I know that documentation is a boring topic for many people. But documentation is also the basis for collaboration. This is where topics and decisions are recorded. Team members can find goals, designs, mockups, examples, research results, definitions, and useful links to Figma prototypes and other documents here.
In my experience, product quality is greatly enhanced when all team members can use centralized and easily accessible documentation and, for example, components, colors, icons, and interactions are used consistently.
The desktop application was designed and implemented iteratively. Features were prioritized according to their relevance for operation.
For operation I designed views showing a brief overview of all systems a user is responsible for and several views showing status information and visualizations for the different types of users and their tasks related to specific AVM components and services.
- The challenges: Designing for a "world's first" commercial SAE Level 4 autonomous driving system (like the Stuttgart Airport AVP) means operating in uncharted territory. This involves unique challenges such as defining entirely new interaction paradigms, anticipating unforeseen user behaviors, and adapting quickly to evolving technical and regulatory requirements without established industry precedents.
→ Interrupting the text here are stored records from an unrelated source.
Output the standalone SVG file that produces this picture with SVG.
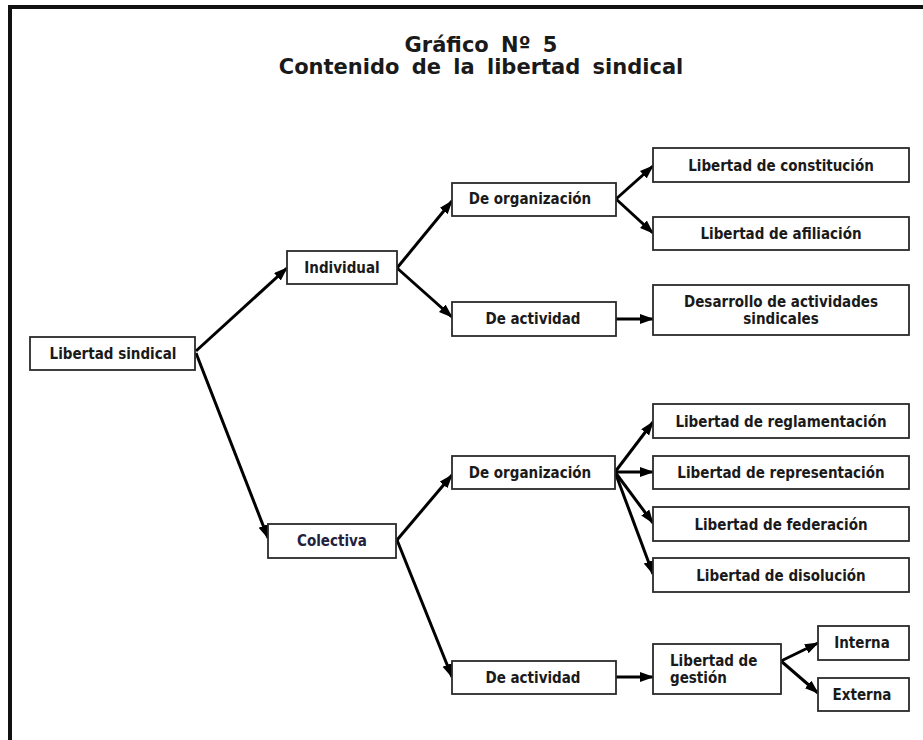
<svg xmlns="http://www.w3.org/2000/svg" width="923" height="740" viewBox="0 0 923 740">
<defs>
<marker id="ah" markerUnits="userSpaceOnUse" markerWidth="14" markerHeight="11" refX="13" refY="5" orient="auto">
<path d="M0,0 L14,5 L0,10 z" fill="#000"/>
</marker>
<style>
.box{fill:#fff;stroke:#2a2a2a;stroke-width:1.8}
.t{font-family:"DejaVu Sans","Liberation Sans",sans-serif;font-stretch:condensed;font-weight:bold;font-size:15px;fill:#1a1a1a;text-anchor:middle}
.tl{text-anchor:start}
.title{font-family:"DejaVu Sans","Liberation Sans",sans-serif;font-weight:bold;font-size:21px;fill:#1a1a1a;text-anchor:middle;word-spacing:5px}
.c{stroke:#000;stroke-width:3;fill:none;marker-end:url(#ah)}
</style>
</defs>
<rect width="923" height="740" fill="#fff"/>
<path d="M10,745 V7 H930" fill="none" stroke="#111" stroke-width="4"/>
<g id="title">
<text class="title" x="481" y="52">Gráfico Nº 5</text>
<text class="title" x="481" y="74">Contenido de la libertad sindical</text>
</g>
<g id="connectors">
<line class="c" x1="196" y1="351" x2="287" y2="268"/>
<line class="c" x1="196" y1="353" x2="268" y2="538"/>
<line class="c" x1="397" y1="268" x2="452" y2="201"/>
<line class="c" x1="397" y1="268" x2="452" y2="317"/>
<line class="c" x1="616" y1="199" x2="653" y2="166"/>
<line class="c" x1="616" y1="199" x2="653" y2="233"/>
<line class="c" x1="616" y1="319" x2="653" y2="319"/>
<line class="c" x1="397" y1="540" x2="452" y2="475"/>
<line class="c" x1="397" y1="540" x2="452" y2="677"/>
<line class="c" x1="615" y1="472" x2="653" y2="422"/>
<line class="c" x1="615" y1="472" x2="653" y2="472"/>
<line class="c" x1="615" y1="472" x2="653" y2="523"/>
<line class="c" x1="615" y1="472" x2="653" y2="574"/>
<line class="c" x1="616" y1="677" x2="653" y2="677"/>
<line class="c" x1="781" y1="661" x2="818" y2="643"/>
<line class="c" x1="781" y1="661" x2="818" y2="693"/>
</g>
<g id="n-libertad-sindical"><rect class="box" x="30" y="337" width="165" height="33"/><text class="t" x="113" y="359">Libertad sindical</text></g>
<g id="n-individual"><rect class="box" x="287" y="251" width="110" height="33"/><text class="t" x="342" y="273">Individual</text></g>
<g id="n-colectiva"><rect class="box" x="268" y="524" width="128" height="34"/><text class="t" x="332" y="546" style="fill:#22223f">Colectiva</text></g>
<g id="n-ind-organizacion"><rect class="box" x="452" y="183" width="164" height="33"/><text class="t" x="530" y="204">De organización</text></g>
<g id="n-ind-actividad"><rect class="box" x="452" y="302" width="164" height="34"/><text class="t" x="533" y="324">De actividad</text></g>
<g id="n-constitucion"><rect class="box" x="653" y="148" width="256" height="34"/><text class="t" x="781" y="171">Libertad de constitución</text></g>
<g id="n-afiliacion"><rect class="box" x="653" y="217" width="256" height="33"/><text class="t" x="781" y="239">Libertad de afiliación</text></g>
<g id="n-desarrollo"><rect class="box" x="653" y="285" width="256" height="50"/><text class="t" x="781" y="307">Desarrollo de actividades</text><text class="t" x="781" y="324">sindicales</text></g>
<g id="n-col-organizacion"><rect class="box" x="452" y="456" width="163" height="33"/><text class="t" x="530" y="478">De organización</text></g>
<g id="n-reglamentacion"><rect class="box" x="653" y="404" width="256" height="34"/><text class="t" x="781" y="427">Libertad de reglamentación</text></g>
<g id="n-representacion"><rect class="box" x="653" y="456" width="256" height="33"/><text class="t" x="781" y="478">Libertad de representación</text></g>
<g id="n-federacion"><rect class="box" x="653" y="507" width="256" height="34"/><text class="t" x="781" y="530">Libertad de federación</text></g>
<g id="n-disolucion"><rect class="box" x="653" y="558" width="256" height="34"/><text class="t" x="781" y="581">Libertad de disolución</text></g>
<g id="n-col-actividad"><rect class="box" x="452" y="661" width="164" height="33"/><text class="t" x="533" y="683">De actividad</text></g>
<g id="n-gestion"><rect class="box" x="653" y="644" width="128" height="50"/><text class="t tl" x="670" y="666">Libertad de</text><text class="t tl" x="670" y="683">gestión</text></g>
<g id="n-interna"><rect class="box" x="818" y="626" width="91" height="34"/><text class="t" x="862" y="648">Interna</text></g>
<g id="n-externa"><rect class="box" x="818" y="678" width="91" height="33"/><text class="t" x="862" y="700">Externa</text></g>
</svg>
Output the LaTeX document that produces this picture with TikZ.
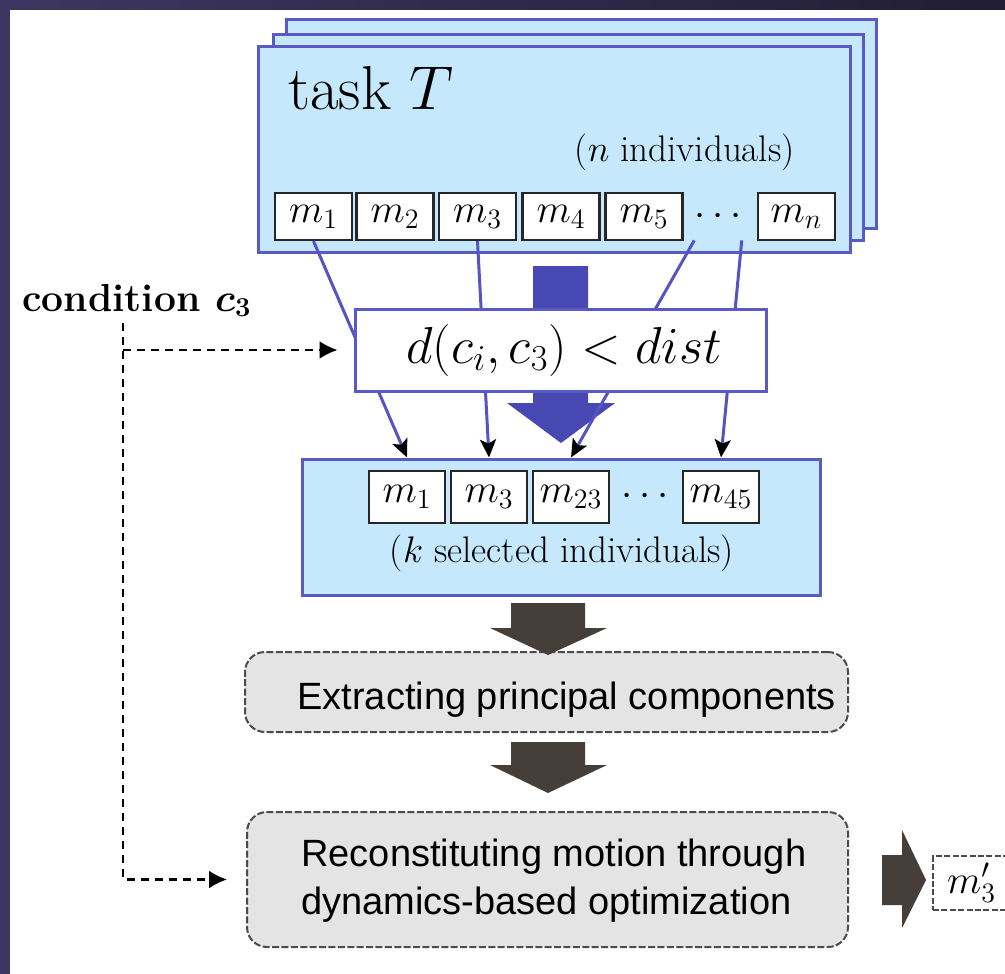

- Importance of UX: For systems like AVM, AVM-P, and AVP, where vehicle movement is automated and potential hazards exist, a robust and error-resistant user experience is directly tied to safety. Clear feedback mechanisms, unambiguous alerts, and intuitive control flows are not just about convenience; they are essential for ensuring safe operation and mitigating risks in a controlled but dynamic environment.
- UX and UI design: In a cutting-edge field like autonomous vehicle systems, an intuitive, reliable, and visually appealing web application isn't just an internal tool; it's a tangible demonstration of the technology's maturity and user-centricity. High-quality UX/UI becomes a key selling point that instills confidence in potential clients and sets the solution apart from competitors.
- Power of simplicity: When dealing with the sheer volume of data and intricate processes of SAE Level 4 autonomous systems, the "less is more" principle is critical. Stripping away unnecessary clutter and focusing on clear, immediate information – "keeping things simple" – reduces cognitive load, minimizes errors, and enhances the operational efficiency for users who need to make quick, informed decisions.
- Criticality of holistic design: Beyond aesthetics, truly understanding complex system interactions (like vehicle state machines or infrastructure sensor data) is paramount. A well-designed UI makes the intricate simple, directly impacting operational efficiency and preventing costly errors in highly automated environments.
- Value of documentation: In projects involving advanced, interconnected systems like AVM, comprehensive UX and UI documentation like wireframes, mockups, flows and design decisions becomes the single source of truth, crucial for consistent development, future iterations, and onboarding new team members in a highly technical domain.
- Strategic reuse of UX artifacts: Identifying core patterns and components across AVM, AVM-P, and AVP, and systematically reusing design artifacts (e.g., status indicators, job cards, vehicle representations), not only ensures consistency but also significantly speeds up design and development cycles, allowing focus on unique feature set.
- Cross-functional teamwork : Collaborating closely with engineers, managers, and even the end-users (e.g. operators, field engineers) from the outset is vital. Their domain expertise directly informs design decisions, ensuring the solution is not just aesthetically pleasing but also technically feasible and genuinely addresses real-world challenges.